* Directive
Write the data below out exactly as it stands. Do not include the pictures.
** START OF Data excerpt **
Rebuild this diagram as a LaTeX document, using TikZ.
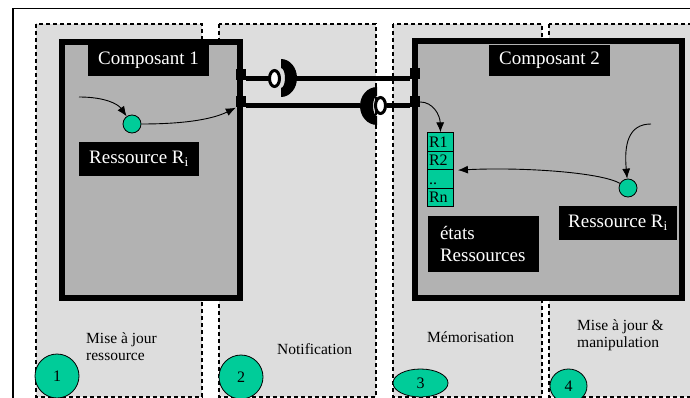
\documentclass[tikz,border=0pt]{standalone}
\usepackage{fontspec}
\setmainfont{Liberation Serif}
\usetikzlibrary{arrows.meta,shapes.geometric}
\definecolor{colbg}{RGB}{221,221,221}
\definecolor{compbg}{RGB}{178,178,178}
\definecolor{vert}{RGB}{0,204,153}
\begin{document}
\begin{tikzpicture}[x=1pt,y=-1pt,
 colbox/.style={fill=colbg, draw=black, line width=1.3pt, dash pattern=on 4pt off 3pt},
 compbox/.style={fill=compbg, draw=black, line width=6pt},
 title/.style={fill=black, text=white, font=\fontsize{19}{22}\selectfont, inner sep=0pt},
 dot/.style={circle, fill=vert, draw=black, line width=0.8pt, minimum size=18pt, inner sep=0pt},
 arr/.style={-{Latex[length=10pt,width=8pt]}, line width=0.9pt},
 wire/.style={line width=5pt},
 port/.style={fill=black, minimum width=10pt, minimum height=11pt, inner sep=0pt},
 ring/.style={ellipse, draw=black, fill=white, line width=3pt, minimum width=10pt, minimum height=16pt, inner sep=0pt},
 cell/.style={rectangle, fill=vert, draw=black, line width=0.8pt, text width=23pt, align=left, inner xsep=1.5pt, inner ysep=0pt, minimum height=18.5pt, text height=10.5pt, text depth=0pt, font=\fontsize{16}{16}\selectfont},
 lbl/.style={font=\fontsize{15.5}{17}\selectfont, inner sep=0pt, anchor=base west},
 num/.style={fill=vert, draw=black, line width=0.8pt, inner sep=0pt, font=\fontsize{16}{16}\selectfont}
]
\useasboundingbox (0,0) rectangle (690,398);
\clip (0,0) rectangle (690,398);
\fill[white] (0,0) rectangle (690,398);
% outer frame
\draw[line width=1.5pt] (12.75,8.75) rectangle (720,430);
% columns
\filldraw[colbox] (36,24) rectangle (202,397);
\filldraw[colbox] (219,24) rectangle (376,397);
\filldraw[colbox] (393,24) rectangle (542,397);
\filldraw[colbox] (549,24) rectangle (720,397);
% components
\filldraw[compbox] (62,42) rectangle (240,298);
\filldraw[compbox] (415,41) rectangle (682,298);
\node[title, minimum width=121pt, minimum height=31pt] (t1) at (148.5,60.5) {Composant 1};
\node[title, minimum width=121pt, minimum height=31pt] (t2) at (549.5,60.5) {Composant 2};
\node[title, minimum width=120pt, minimum height=34pt] (res1) at (139,159) {Ressource R\textsubscript{i}};
\node[title, minimum width=118pt, minimum height=34pt] (res2) at (618,223) {Ressource R\textsubscript{i}};
\node[title, text width=87pt, align=left, inner xsep=12pt, minimum height=56pt] (etats) at (483.5,244) {états\\Ressources};
% table
\node[cell] (R1) at (440.5,142) {R1};
\node[cell] (R2) at (440.5,160.5) {R2};
\node[cell] (Rd) at (440.5,179) {..};
\node[cell] (Rn) at (440.5,197.5) {Rn};
% ports
\node[port] (pA1) at (241,75) {};
\node[port] (pA2) at (241,102) {};
\node[port] (pB1) at (415,74) {};
\node[port] (pB2) at (415,102) {};
% rings positions
\coordinate (r1c) at (274.5,78.5);
\coordinate (r2c) at (380.5,105.5);
\coordinate (k1) at (297,78.5);
\coordinate (k2) at (360,105.5);
% wires
\draw[wire] (pA1.east |- r1c) -- ([xshift=-6pt]r1c);
\draw[wire] (k1) -- (pB1.west |- k1);
\draw[wire] (pA2.east |- k2) -- (k2);
\draw[wire] ([xshift=6pt]r2c) -- (pB2.west |- r2c);
\node[port] at (pA1) {};
\node[port] at (pA2) {};
\node[port] at (pB1) {};
\node[port] at (pB2) {};
% sockets
\fill (281,59) .. controls (289.8,59) and (297,67.5) .. (297,78) .. controls (297,88.5) and (289.8,97) .. (281,97) -- (281,88) .. controls (283.2,88) and (285,83.5) .. (285,78) .. controls (285,72.5) and (283.2,68) .. (281,68) -- cycle;
\fill (377,87) .. controls (367.6,87) and (360,95.5) .. (360,106) .. controls (360,116.5) and (367.6,125) .. (377,125) -- (377,116) .. controls (374.8,116) and (373,111.5) .. (373,106) .. controls (373,100.5) and (374.8,96) .. (377,96) -- cycle;
\node[ring] (r1) at (r1c) {};
\node[ring] (r2) at (r2c) {};
% resource dots and arrows
\node[dot] (c1) at (132,124) {};
\node[dot] (c2) at (628,188) {};
\coordinate (s1) at (79,97);
\coordinate (s2) at (651,124);
\draw[arr] (s1) .. controls (105,97) and (118,104) .. (c1);
\draw[arr] (c1) .. controls (190,124) and (215,118) .. (pA2.south west);
\draw[arr] (pB2.east) .. controls (433,102) and (440,115) .. (R1.north);
\draw[arr] (s2) .. controls (628,124) and (624,145) .. (c2);
\draw[arr] (c2) .. controls (600,172) and (520,167) .. ([xshift=4pt]R2.south east);
% bottom labels
\node[lbl] (m1a) at (86,343) {Mise à jour};
\node[lbl] (m1b) at (86,360) {ressource};
\node[lbl] (m2) at (277,354) {Notification};
\node[lbl] (m3) at (427,342) {Mémorisation};
\node[lbl] (m4a) at (577,330.5) {Mise à jour \&};
\node[lbl] (m4b) at (577,347.5) {manipulation};
% numbers
\node[num, circle, minimum size=44pt] (n1) at (57,376) {1};
\node[num, circle, minimum size=44pt] (n2) at (241,377) {2};
\node[num, ellipse, minimum width=55pt, minimum height=28pt] (n3) at (420.5,383) {3};
\node[num, ellipse, minimum width=37pt, minimum height=34pt] (n4) at (568.5,386) {4};
\end{tikzpicture}
\end{document}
** END OF Data excerpt **
* Completed task
Rebuild this diagram as a LaTeX document, using TikZ.
\documentclass[tikz,border=0pt]{standalone}
\usepackage{fontspec}
\setmainfont{Liberation Serif}
\usetikzlibrary{arrows.meta,shapes.geometric}
\definecolor{colbg}{RGB}{221,221,221}
\definecolor{compbg}{RGB}{178,178,178}
\definecolor{vert}{RGB}{0,204,153}
\begin{document}
\begin{tikzpicture}[x=1pt,y=-1pt,
 colbox/.style={fill=colbg, draw=black, line width=1.3pt, dash pattern=on 4pt off 3pt},
 compbox/.style={fill=compbg, draw=black, line width=6pt},
 title/.style={fill=black, text=white, font=\fontsize{19}{22}\selectfont, inner sep=0pt},
 dot/.style={circle, fill=vert, draw=black, line width=0.8pt, minimum size=18pt, inner sep=0pt},
 arr/.style={-{Latex[length=10pt,width=8pt]}, line width=0.9pt},
 wire/.style={line width=5pt},
 port/.style={fill=black, minimum width=10pt, minimum height=11pt, inner sep=0pt},
 ring/.style={ellipse, draw=black, fill=white, line width=3pt, minimum width=10pt, minimum height=16pt, inner sep=0pt},
 cell/.style={rectangle, fill=vert, draw=black, line width=0.8pt, text width=23pt, align=left, inner xsep=1.5pt, inner ysep=0pt, minimum height=18.5pt, text height=10.5pt, text depth=0pt, font=\fontsize{16}{16}\selectfont},
 lbl/.style={font=\fontsize{15.5}{17}\selectfont, inner sep=0pt, anchor=base west},
 num/.style={fill=vert, draw=black, line width=0.8pt, inner sep=0pt, font=\fontsize{16}{16}\selectfont}
]
\useasboundingbox (0,0) rectangle (690,398);
\clip (0,0) rectangle (690,398);
\fill[white] (0,0) rectangle (690,398);
% outer frame
\draw[line width=1.5pt] (12.75,8.75) rectangle (720,430);
% columns
\filldraw[colbox] (36,24) rectangle (202,397);
\filldraw[colbox] (219,24) rectangle (376,397);
\filldraw[colbox] (393,24) rectangle (542,397);
\filldraw[colbox] (549,24) rectangle (720,397);
% components
\filldraw[compbox] (62,42) rectangle (240,298);
\filldraw[compbox] (415,41) rectangle (682,298);
\node[title, minimum width=121pt, minimum height=31pt] (t1) at (148.5,60.5) {Composant 1};
\node[title, minimum width=121pt, minimum height=31pt] (t2) at (549.5,60.5) {Composant 2};
\node[title, minimum width=120pt, minimum height=34pt] (res1) at (139,159) {Ressource R\textsubscript{i}};
\node[title, minimum width=118pt, minimum height=34pt] (res2) at (618,223) {Ressource R\textsubscript{i}};
\node[title, text width=87pt, align=left, inner xsep=12pt, minimum height=56pt] (etats) at (483.5,244) {états\\Ressources};
% table
\node[cell] (R1) at (440.5,142) {R1};
\node[cell] (R2) at (440.5,160.5) {R2};
\node[cell] (Rd) at (440.5,179) {..};
\node[cell] (Rn) at (440.5,197.5) {Rn};
% ports
\node[port] (pA1) at (241,75) {};
\node[port] (pA2) at (241,102) {};
\node[port] (pB1) at (415,74) {};
\node[port] (pB2) at (415,102) {};
% rings positions
\coordinate (r1c) at (274.5,78.5);
\coordinate (r2c) at (380.5,105.5);
\coordinate (k1) at (297,78.5);
\coordinate (k2) at (360,105.5);
% wires
\draw[wire] (pA1.east |- r1c) -- ([xshift=-6pt]r1c);
\draw[wire] (k1) -- (pB1.west |- k1);
\draw[wire] (pA2.east |- k2) -- (k2);
\draw[wire] ([xshift=6pt]r2c) -- (pB2.west |- r2c);
\node[port] at (pA1) {};
\node[port] at (pA2) {};
\node[port] at (pB1) {};
\node[port] at (pB2) {};
% sockets
\fill (281,59) .. controls (289.8,59) and (297,67.5) .. (297,78) .. controls (297,88.5) and (289.8,97) .. (281,97) -- (281,88) .. controls (283.2,88) and (285,83.5) .. (285,78) .. controls (285,72.5) and (283.2,68) .. (281,68) -- cycle;
\fill (377,87) .. controls (367.6,87) and (360,95.5) .. (360,106) .. controls (360,116.5) and (367.6,125) .. (377,125) -- (377,116) .. controls (374.8,116) and (373,111.5) .. (373,106) .. controls (373,100.5) and (374.8,96) .. (377,96) -- cycle;
\node[ring] (r1) at (r1c) {};
\node[ring] (r2) at (r2c) {};
% resource dots and arrows
\node[dot] (c1) at (132,124) {};
\node[dot] (c2) at (628,188) {};
\coordinate (s1) at (79,97);
\coordinate (s2) at (651,124);
\draw[arr] (s1) .. controls (105,97) and (118,104) .. (c1);
\draw[arr] (c1) .. controls (190,124) and (215,118) .. (pA2.south west);
\draw[arr] (pB2.east) .. controls (433,102) and (440,115) .. (R1.north);
\draw[arr] (s2) .. controls (628,124) and (624,145) .. (c2);
\draw[arr] (c2) .. controls (600,172) and (520,167) .. ([xshift=4pt]R2.south east);
% bottom labels
\node[lbl] (m1a) at (86,343) {Mise à jour};
\node[lbl] (m1b) at (86,360) {ressource};
\node[lbl] (m2) at (277,354) {Notification};
\node[lbl] (m3) at (427,342) {Mémorisation};
\node[lbl] (m4a) at (577,330.5) {Mise à jour \&};
\node[lbl] (m4b) at (577,347.5) {manipulation};
% numbers
\node[num, circle, minimum size=44pt] (n1) at (57,376) {1};
\node[num, circle, minimum size=44pt] (n2) at (241,377) {2};
\node[num, ellipse, minimum width=55pt, minimum height=28pt] (n3) at (420.5,383) {3};
\node[num, ellipse, minimum width=37pt, minimum height=34pt] (n4) at (568.5,386) {4};
\end{tikzpicture}
\end{document}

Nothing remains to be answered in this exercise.